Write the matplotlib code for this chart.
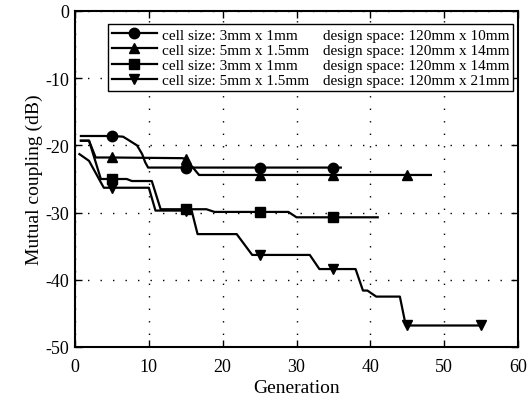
import numpy as np
import matplotlib
matplotlib.use('Agg')
import matplotlib.pyplot as plt
from matplotlib.lines import Line2D

plt.rcParams['font.family'] = ['Liberation Serif', 'DejaVu Serif']
plt.rcParams['axes.unicode_minus'] = False

# dane
gen_kolo = [0.8, 5, 6.5, 7.1, 8.4, 9.1, 9.5, 9.9, 15, 25, 35, 36]
db_kolo = [-18.6, -18.6, -18.7, -19.1, -20.0, -21.3, -22.5, -23.3, -23.3, -23.3, -23.3, -23.3]

gen_troj = [0.8, 1.9, 2.8, 5, 14.5, 15, 16.8, 25, 35, 45, 48.2]
db_troj = [-19.3, -19.3, -21.8, -21.8, -21.9, -22.0, -24.4, -24.4, -24.4, -24.4, -24.4]

gen_kw = [0.8, 1.9, 3.5, 5, 7.0, 7.7, 10.4, 11.6, 15, 17.8, 18.9, 25, 28.9, 30.0, 35, 41]
db_kw = [-19.3, -19.3, -25.0, -25.0, -25.0, -25.3, -25.3, -29.5, -29.5, -29.5, -29.9, -29.9,
         -29.9, -30.7, -30.7, -30.7]

gen_dol = [0.6, 1.9, 3.9, 5, 10.0, 10.9, 15, 15.8, 16.6, 21.9, 24.0, 25, 31.8, 33.1, 35,
           38.0, 39.0, 39.6, 40.8, 44.0, 44.8, 45, 55]
db_dol = [-21.3, -22.3, -26.3, -26.3, -26.3, -29.7, -29.7, -29.7, -33.2, -33.2, -36.3, -36.3,
          -36.3, -38.4, -38.4, -38.4, -41.6, -41.6, -42.5, -42.5, -46.8, -46.8, -46.8]

rozmiary = ['cell size: 3mm x 1mm', 'cell size: 5mm x 1.5mm',
            'cell size: 3mm x 1mm', 'cell size: 5mm x 1.5mm']
przestrzenie = ['design space: 120mm x 10mm', 'design space: 120mm x 14mm',
                'design space: 120mm x 14mm', 'design space: 120mm x 21mm']

serie = [(gen_kolo, db_kolo, 'o'), (gen_troj, db_troj, '^'),
         (gen_kw, db_kw, 's'), (gen_dol, db_dol, 'v')]
znaczniki_gen = [5, 15, 25, 35, 45, 55]

fig = plt.figure(figsize=(5.29, 4.02), dpi=100)
ax = fig.add_axes([75 / 529, 1 - 348 / 402, 443 / 529, 336 / 402])

uchwyty = []
for x, y, m in serie:
    idx = [i for i, g in enumerate(x) if g in znaczniki_gen]
    l, = ax.plot(x, y, color='black', lw=1.6, marker=m, markersize=7.5,
                 markevery=idx, markerfacecolor='black', markeredgecolor='black')
    uchwyty.append(l)

ax.set_xlim(0, 60)
ax.set_ylim(-50, 0)
ax.set_xticks(range(0, 61, 10))
ax.set_yticks(range(-50, 1, 10))
ax.grid(True, color='black', linestyle=(0, (1, 8)), linewidth=1.0)
for s in ax.spines.values():
    s.set_linewidth(1.5)
ax.tick_params(direction='in', top=True, right=True, length=5, width=1, labelsize=13)
ax.tick_params(axis='x', pad=8)
ax.tick_params(axis='y', pad=4)
ax.set_xlabel('Generation', fontsize=14, labelpad=3)
ax.set_ylabel('Mutual coupling (dB)', fontsize=14, labelpad=2)

# legenda w dwóch kolumnach: druga kolumna bez symboli
puste = [Line2D([], [], color='none') for _ in przestrzenie]
leg = ax.legend(uchwyty + puste, rozmiary + przestrzenie, ncol=2,
                loc='upper right', bbox_to_anchor=(0.989, 0.961), borderaxespad=0,
                fontsize=11, handlelength=3.0, handletextpad=0.3,
                columnspacing=-2.4, labelspacing=0.1, borderpad=0.25,
                fancybox=False, framealpha=1, edgecolor='black')
leg.get_frame().set_linewidth(1.0)

fig.savefig('out.png', dpi=100)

• _Exercise aim_
With all pictures left out, please transcribe exactly the lines from the start of the material through the line with "-46.8, -46.8, -46.8]".

• _Response to the exercise_
Write the matplotlib code for this chart.
import numpy as np
import matplotlib
matplotlib.use('Agg')
import matplotlib.pyplot as plt
from matplotlib.lines import Line2D

plt.rcParams['font.family'] = ['Liberation Serif', 'DejaVu Serif']
plt.rcParams['axes.unicode_minus'] = False

# dane
gen_kolo = [0.8, 5, 6.5, 7.1, 8.4, 9.1, 9.5, 9.9, 15, 25, 35, 36]
db_kolo = [-18.6, -18.6, -18.7, -19.1, -20.0, -21.3, -22.5, -23.3, -23.3, -23.3, -23.3, -23.3]

gen_troj = [0.8, 1.9, 2.8, 5, 14.5, 15, 16.8, 25, 35, 45, 48.2]
db_troj = [-19.3, -19.3, -21.8, -21.8, -21.9, -22.0, -24.4, -24.4, -24.4, -24.4, -24.4]

gen_kw = [0.8, 1.9, 3.5, 5, 7.0, 7.7, 10.4, 11.6, 15, 17.8, 18.9, 25, 28.9, 30.0, 35, 41]
db_kw = [-19.3, -19.3, -25.0, -25.0, -25.0, -25.3, -25.3, -29.5, -29.5, -29.5, -29.9, -29.9,
         -29.9, -30.7, -30.7, -30.7]

gen_dol = [0.6, 1.9, 3.9, 5, 10.0, 10.9, 15, 15.8, 16.6, 21.9, 24.0, 25, 31.8, 33.1, 35,
           38.0, 39.0, 39.6, 40.8, 44.0, 44.8, 45, 55]
db_dol = [-21.3, -22.3, -26.3, -26.3, -26.3, -29.7, -29.7, -29.7, -33.2, -33.2, -36.3, -36.3,
          -36.3, -38.4, -38.4, -38.4, -41.6, -41.6, -42.5, -42.5, -46.8, -46.8, -46.8]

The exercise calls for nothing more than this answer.